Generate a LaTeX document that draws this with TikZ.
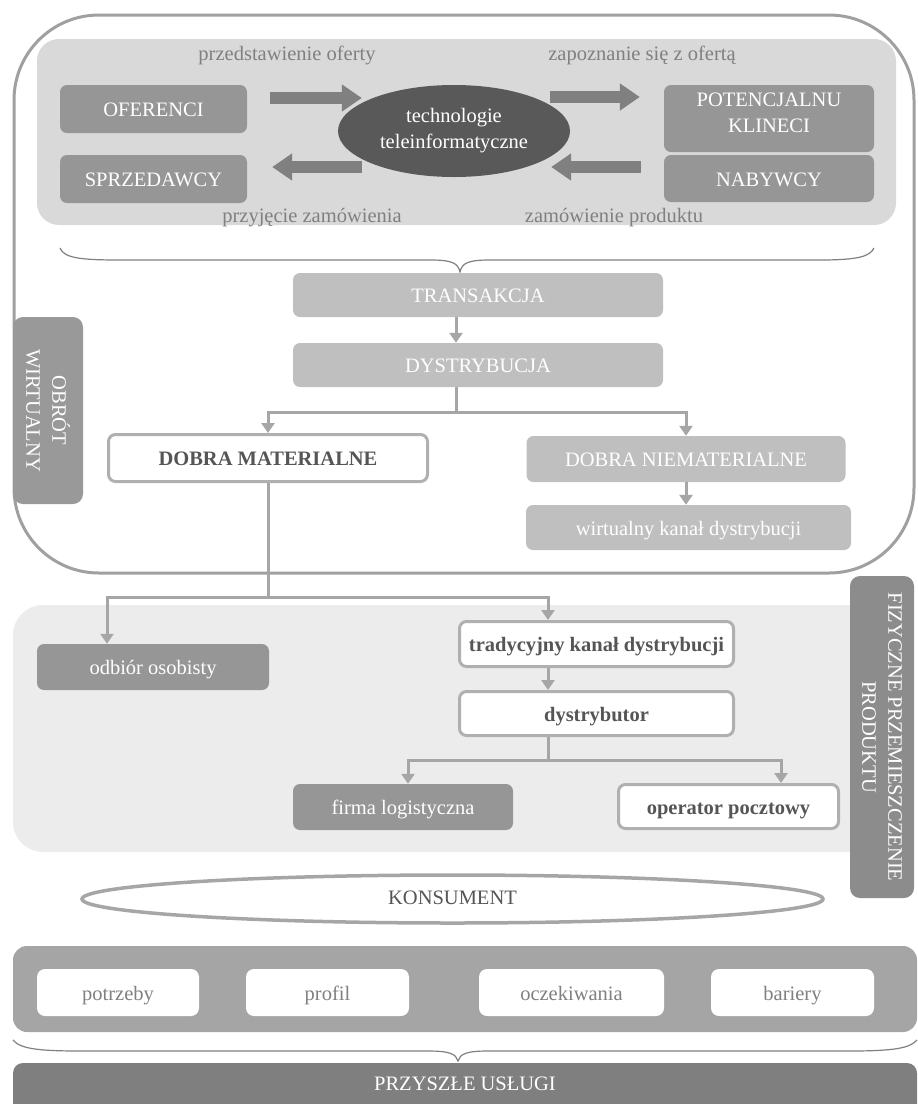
\documentclass[tikz,border=0pt]{standalone}
\usepackage{fontspec}
\setmainfont{Liberation Serif}
\usetikzlibrary{arrows.meta,shapes.geometric}
\definecolor{outerc}{HTML}{A0A0A0}
\definecolor{toppan}{HTML}{D9D9D9}
\definecolor{midc}{HTML}{969696}
\definecolor{arrowc}{HTML}{808080}
\definecolor{ellc}{HTML}{595959}
\definecolor{labelc}{HTML}{808080}
\definecolor{lightc}{HTML}{BFBFBF}
\definecolor{lowpan}{HTML}{ECECEC}
\definecolor{wbord}{HTML}{B0B0B0}
\definecolor{connc}{HTML}{A6A6A6}
\definecolor{tabc}{HTML}{999999}
\definecolor{tabd}{HTML}{8C8C8C}
\definecolor{botpan}{HTML}{A5A5A5}
\definecolor{futc}{HTML}{7F7F7F}
\definecolor{txtdark}{HTML}{555555}
\definecolor{bracec}{HTML}{808080}
\begin{document}
\begin{tikzpicture}[x=1pt,y=-1pt,
  font=\fontsize{20.5}{26}\selectfont,
  box/.style={rounded corners=7pt, inner sep=0pt, align=center},
  oneline/.style={text height=16pt, text depth=1pt},
  darkbox/.style={box, fill=midc, text=white},
  lightbox/.style={box, fill=lightc, text=white},
  whitebox/.style={box, fill=white, draw=wbord, line width=3pt, text=txtdark, font=\fontsize{20.5}{26}\selectfont\bfseries},
  smallbox/.style={box, oneline, fill=white, text=labelc, rounded corners=8pt},
  tabbox/.style={box, rounded corners=10pt, text=white, rotate=-90},
  lbl/.style={text=labelc, inner sep=0pt, oneline},
  bigarrow/.style={draw=arrowc, line width=12pt, -{Triangle[width=26pt,length=20pt]}},
  conn/.style={draw=connc, line width=3pt, -{Triangle[width=13pt,length=10pt]}},
  bracestyle/.style={draw=bracec, line width=1.2pt}]
\useasboundingbox (0,0) rectangle (918,1104);

% outer frame and panels
\draw[outerc, line width=3pt, rounded corners=85pt] (14,15) rectangle (914,573);
\fill[toppan, rounded corners=22pt] (37,39) rectangle (896,225);
\fill[lowpan, rounded corners=30pt] (13,605) rectangle (880,852);

% top panel
\node[darkbox, oneline, minimum width=187pt, minimum height=48pt] (ofer) at (153.5,109) {OFERENCI};
\node[darkbox, oneline, minimum width=187pt, minimum height=48pt] (sprz) at (153.5,179) {SPRZEDAWCY};
\node[darkbox, minimum width=210pt, minimum height=67pt] (pot) at (769,118.5) {\raisebox{4pt}[\height][\depth]{\begin{tabular}{@{}c@{}}POTENCJALNU\\KLINECI\end{tabular}}};
\node[darkbox, oneline, minimum width=210pt, minimum height=47pt] (nab) at (769,178.5) {NABYWCY};
\node[ellipse, fill=ellc, text=white, inner sep=0pt, align=center, minimum width=232pt, minimum height=92pt] (tech) at (454,131) {technologie\\teleinformatyczne};

\node[lbl] (l1) at (287,53) {przedstawienie oferty};
\node[lbl] (l2) at (642,53) {zapoznanie się z ofertą};
\node[lbl] (l3) at (312,215) {przyjęcie zamówienia};
\node[lbl] (l4) at (614,215) {zamówienie produktu};

\draw[bigarrow] ([xshift=23pt,yshift=11pt]ofer.east) -- ([xshift=24pt,yshift=33pt]tech.west);
\draw[bigarrow] ([xshift=24pt,yshift=-36pt]tech.west) -- ([xshift=25pt,yshift=12pt]sprz.east);
\draw[bigarrow] ([xshift=-20pt,yshift=34pt]tech.east) -- ([xshift=-24pt,yshift=21.5pt]pot.west);
\draw[bigarrow] ([xshift=-23pt,yshift=11.5pt]nab.west) -- ([xshift=-19pt,yshift=-36pt]tech.east);

% top brace
\draw[bracestyle] (60,248) .. controls (64,258) and (80,260) .. (120,260) -- (430,260)
  .. controls (452,260) and (458,263) .. (460,272)
  .. controls (462,263) and (468,260) .. (490,260) -- (820,260)
  .. controls (860,260) and (870,256) .. (874,248);

% virtual flow
\node[lightbox, oneline, minimum width=370pt, minimum height=44pt] (trans) at (478,295) {TRANSAKCJA};
\node[lightbox, oneline, minimum width=370pt, minimum height=44pt] (dyst) at (478,365) {DYSTRYBUCJA};
\node[whitebox, oneline, minimum width=319pt, minimum height=47pt] (dm) at (268,458) {DOBRA MATERIALNE};
\node[lightbox, oneline, minimum width=319pt, minimum height=46pt] (dnm) at (686,459) {DOBRA NIEMATERIALNE};
\node[lightbox, oneline, minimum width=325pt, minimum height=45pt] (wkd) at (688.5,527.5) {wirtualny kanał dystrybucji};

\draw[conn] ([xshift=-22pt]trans.south) -- ([xshift=-22pt]dyst.north);
\draw[conn] ([xshift=-22pt]dyst.south) -- ++(0,25) -| (dm.north);
\draw[conn] ([xshift=-22pt]dyst.south) -- ++(0,25) -| (dnm.north);
\draw[conn] (dnm.south) -- (dnm.south |- wkd.north);

\node[tabbox, fill=tabc, minimum width=187pt, minimum height=70pt] (obrot) at (48,410.5) {OBRÓT\\WIRTUALNY};

% physical flow
\node[darkbox, oneline, minimum width=232pt, minimum height=46pt] (odb) at (153,667) {odbiór osobisty};
\node[whitebox, oneline, minimum width=274pt, minimum height=45pt] (trad) at (596.5,644) {tradycyjny kanał dystrybucji};
\node[whitebox, oneline, minimum width=274pt, minimum height=44pt] (dystr) at (596.5,713.5) {dystrybutor};
\node[darkbox, oneline, minimum width=220pt, minimum height=46pt] (firma) at (403,807) {firma logistyczna};
\node[whitebox, oneline, minimum width=220pt, minimum height=44pt] (oper) at (728.5,806.5) {operator pocztowy};

\draw[conn] (dm.south) -- ++(0,114) -| ([xshift=-46pt]odb.north);
\draw[conn] (dm.south) -- ++(0,114) -| ([xshift=-48.5pt]trad.north);
\draw[conn] ([xshift=-48.5pt]trad.south) -- ([xshift=-48.5pt]dystr.north);
\draw[conn] ([xshift=-48.5pt]dystr.south) -- ++(0,23) -| ([xshift=5pt]firma.north);
\draw[conn] ([xshift=-48.5pt]dystr.south) -- ++(0,23) -| ([xshift=52.5pt]oper.north);

\node[tabbox, fill=tabd, minimum width=322pt, minimum height=64pt] (fiz) at (882,737) {FIZYCZNE PRZEMIESZCZENIE\\PRODUKTU};

% consumer
\node[ellipse, text height=14pt, text depth=4pt, draw=connc, line width=3.5pt, fill=white, text=txtdark, inner sep=0pt, minimum width=741pt, minimum height=48pt] (kons) at (452.5,899) {KONSUMENT};

\fill[botpan, rounded corners=14pt] (13,946) rectangle (917,1032);
\node[smallbox, minimum width=162pt, minimum height=47pt] (potr) at (118,992.5) {potrzeby};
\node[smallbox, minimum width=163pt, minimum height=47pt] (prof) at (327.5,992.5) {profil};
\node[smallbox, minimum width=185pt, minimum height=47pt] (ocz) at (571.5,992.5) {oczekiwania};
\node[smallbox, minimum width=163pt, minimum height=47pt] (bar) at (792.5,992.5) {bariery};

% bottom brace
\draw[bracestyle] (13,1040) .. controls (20,1049) and (40,1051) .. (80,1051) -- (428,1051)
  .. controls (450,1051) and (456,1054) .. (458,1061)
  .. controls (460,1054) and (466,1051) .. (488,1051) -- (850,1051)
  .. controls (895,1051) and (910,1048) .. (917,1040);

\fill[futc, rounded corners=10pt] (13,1063) rectangle (917,1125);
\node[text=white, inner sep=0pt, oneline] (przy) at (465,1083) {PRZYSZŁE USŁUGI};
\end{tikzpicture}
\end{document}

_____

*Aim of the exercise:* Repeat the lines above, starting at the first and stopping after the line that holds "(13,605) rectangle (880,852);", with the pictures left out.

*Exercise response:*
Generate a LaTeX document that draws this with TikZ.
\documentclass[tikz,border=0pt]{standalone}
\usepackage{fontspec}
\setmainfont{Liberation Serif}
\usetikzlibrary{arrows.meta,shapes.geometric}
\definecolor{outerc}{HTML}{A0A0A0}
\definecolor{toppan}{HTML}{D9D9D9}
\definecolor{midc}{HTML}{969696}
\definecolor{arrowc}{HTML}{808080}
\definecolor{ellc}{HTML}{595959}
\definecolor{labelc}{HTML}{808080}
\definecolor{lightc}{HTML}{BFBFBF}
\definecolor{lowpan}{HTML}{ECECEC}
\definecolor{wbord}{HTML}{B0B0B0}
\definecolor{connc}{HTML}{A6A6A6}
\definecolor{tabc}{HTML}{999999}
\definecolor{tabd}{HTML}{8C8C8C}
\definecolor{botpan}{HTML}{A5A5A5}
\definecolor{futc}{HTML}{7F7F7F}
\definecolor{txtdark}{HTML}{555555}
\definecolor{bracec}{HTML}{808080}
\begin{document}
\begin{tikzpicture}[x=1pt,y=-1pt,
  font=\fontsize{20.5}{26}\selectfont,
  box/.style={rounded corners=7pt, inner sep=0pt, align=center},
  oneline/.style={text height=16pt, text depth=1pt},
  darkbox/.style={box, fill=midc, text=white},
  lightbox/.style={box, fill=lightc, text=white},
  whitebox/.style={box, fill=white, draw=wbord, line width=3pt, text=txtdark, font=\fontsize{20.5}{26}\selectfont\bfseries},
  smallbox/.style={box, oneline, fill=white, text=labelc, rounded corners=8pt},
  tabbox/.style={box, rounded corners=10pt, text=white, rotate=-90},
  lbl/.style={text=labelc, inner sep=0pt, oneline},
  bigarrow/.style={draw=arrowc, line width=12pt, -{Triangle[width=26pt,length=20pt]}},
  conn/.style={draw=connc, line width=3pt, -{Triangle[width=13pt,length=10pt]}},
  bracestyle/.style={draw=bracec, line width=1.2pt}]
\useasboundingbox (0,0) rectangle (918,1104);

% outer frame and panels
\draw[outerc, line width=3pt, rounded corners=85pt] (14,15) rectangle (914,573);
\fill[toppan, rounded corners=22pt] (37,39) rectangle (896,225);
\fill[lowpan, rounded corners=30pt] (13,605) rectangle (880,852);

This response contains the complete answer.